In closing, let me take a minute to reiterate what we’ve said in the past. This dialogue is a chance for us to engage on human rights issues and to do so in a more in-depth manner, focusing both on specific issues and specific cases and to lay out opportunities to take action to improve human rights conditions in China and China’s reputation of the world.

"This is a forum where we need to engage," Zeya stated. "And most important, it is only one forum among many where we raise these concerns."

"In China, as elsewhere, we strongly believe that change occurs within a society. Our hope is that discussions like the Human Rights Dialogue that we’ve just concluded, and the Legal Experts Dialogue that we agreed to hold in November will create more space for those working on such change.

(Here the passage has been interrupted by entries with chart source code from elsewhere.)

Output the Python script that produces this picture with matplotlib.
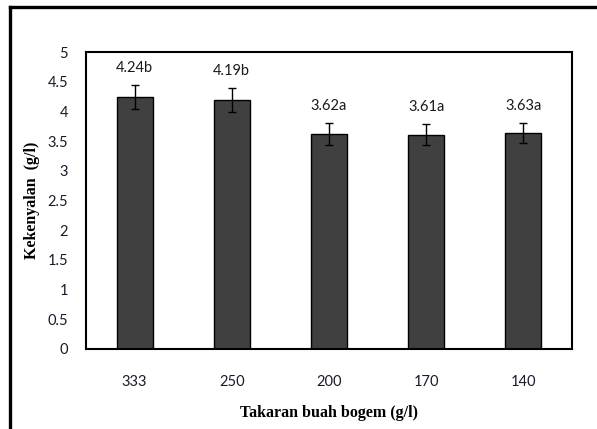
import matplotlib
matplotlib.use("Agg")
import matplotlib.pyplot as plt
from matplotlib.lines import Line2D

# Data
categories = ["333", "250", "200", "170", "140"]
values = [4.24, 4.19, 3.62, 3.61, 3.63]
errors = [0.20, 0.20, 0.18, 0.17, 0.17]
labels = ["4.24b", "4.19b", "3.62a", "3.61a", "3.63a"]
yticks = [0, 0.5, 1, 1.5, 2, 2.5, 3, 3.5, 4, 4.5, 5]
ytick_labels = ["0", "0.5", "1", "1.5", "2", "2.5", "3", "3.5", "4", "4.5", "5"]

tick_font = "Lato"
title_font = "Liberation Serif"

fig = plt.figure(figsize=(5.97, 4.29), dpi=100)

# Outer frame (left and top edges)
fig.add_artist(Line2D([10 / 597, 10 / 597], [0, 1 - 7 / 429], transform=fig.transFigure,
                      color="black", lw=2.4, solid_capstyle="projecting"))
fig.add_artist(Line2D([10 / 597, 1], [1 - 7 / 429, 1 - 7 / 429], transform=fig.transFigure,
                      color="black", lw=2.4, solid_capstyle="projecting"))

ax = fig.add_axes([86 / 597, 80 / 429, (572 - 86) / 597, (349 - 52) / 429])
x = list(range(len(categories)))
ax.bar(x, values, width=0.37, color="#404040", edgecolor="black", linewidth=1.0, zorder=2)
ax.errorbar(x, values, yerr=errors, fmt="none", ecolor="black", elinewidth=1.0,
            capsize=3, capthick=1.0, zorder=3)

for xi, v, e, lab in zip(x, values, errors, labels):
    ax.text(xi, v + e + 0.29, lab, ha="center", va="center", fontsize=10.5,
            family=tick_font, color="#1a1a1a")

ax.set_xlim(-0.5, len(categories) - 0.5)
ax.set_ylim(0, 5)
ax.set_yticks(yticks)
ax.set_yticklabels(ytick_labels, family=tick_font, fontsize=10.5, color="#1a1a2a")
ax.set_xticks(x)
ax.set_xticklabels(categories, family=tick_font, fontsize=10.5, color="#1a1a2a")
ax.tick_params(axis="both", length=0)
ax.tick_params(axis="y", pad=13)
ax.tick_params(axis="x", pad=19)

for s in ax.spines.values():
    s.set_linewidth(1.5)
    s.set_color("black")

ax.set_xlabel("Takaran buah bogem (g/l)", family=title_font, fontweight="bold",
              fontsize=11.5, labelpad=11)
ax.set_ylabel("Kekenyalan  (g/l)", family=title_font, fontweight="bold",
              fontsize=11.5, labelpad=5)

fig.savefig("out.png", dpi=100)
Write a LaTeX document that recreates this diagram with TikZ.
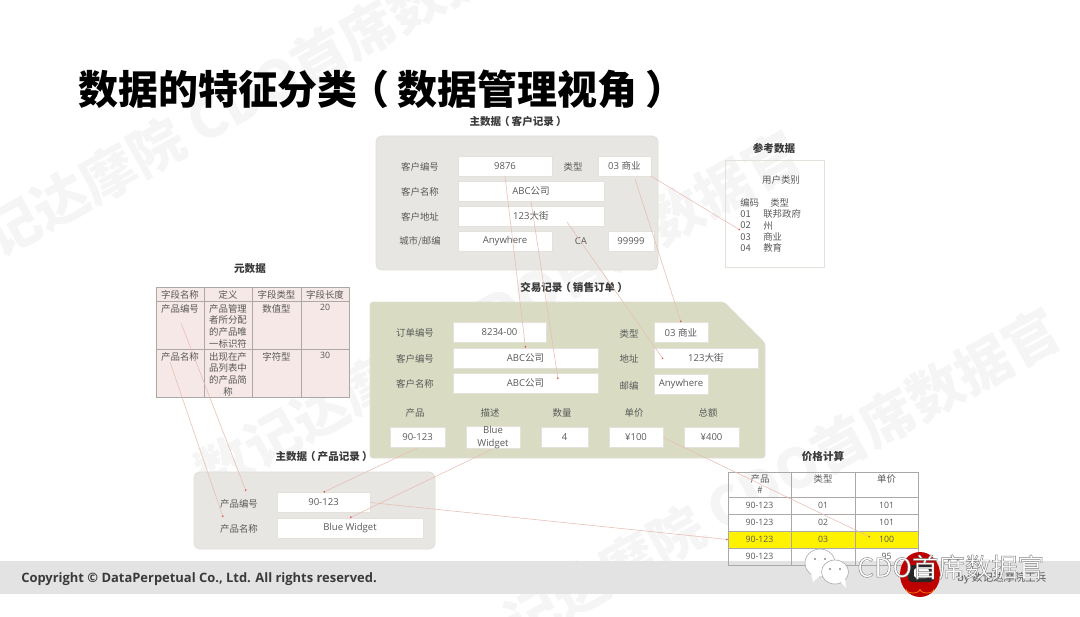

Although our two governments often differ on this issue, I personally do not see human rights as an area of disagreement between the American and Chinese people. Like people everywhere, the Chinese people deserve to be treated with dignity, to have accountable government, and to have their voices heard. These discussions then are ultimately about Chinese citizens’ aspirations and how they’re navigating their own future."

"In terms of evaluating these discussions, I think it’s very important that we were able to have frank, in-depth and very comprehensive discussions covering a wide range of issues. As I mentioned before, we talked about specific cases of concern, freedom of religion, treatment of ethnic and religious minorities, freedom of expression, internet freedom, rule of law and legal reform, issues like the reeducation through labor program and other developments such as the new criminal procedures law in China. We really were able to cover a wide scope of issues."

Regarding discussions with the Chinese side about the Dalai Lama, Zeya commented "I would say we did not come away with an impression of a shift in policy."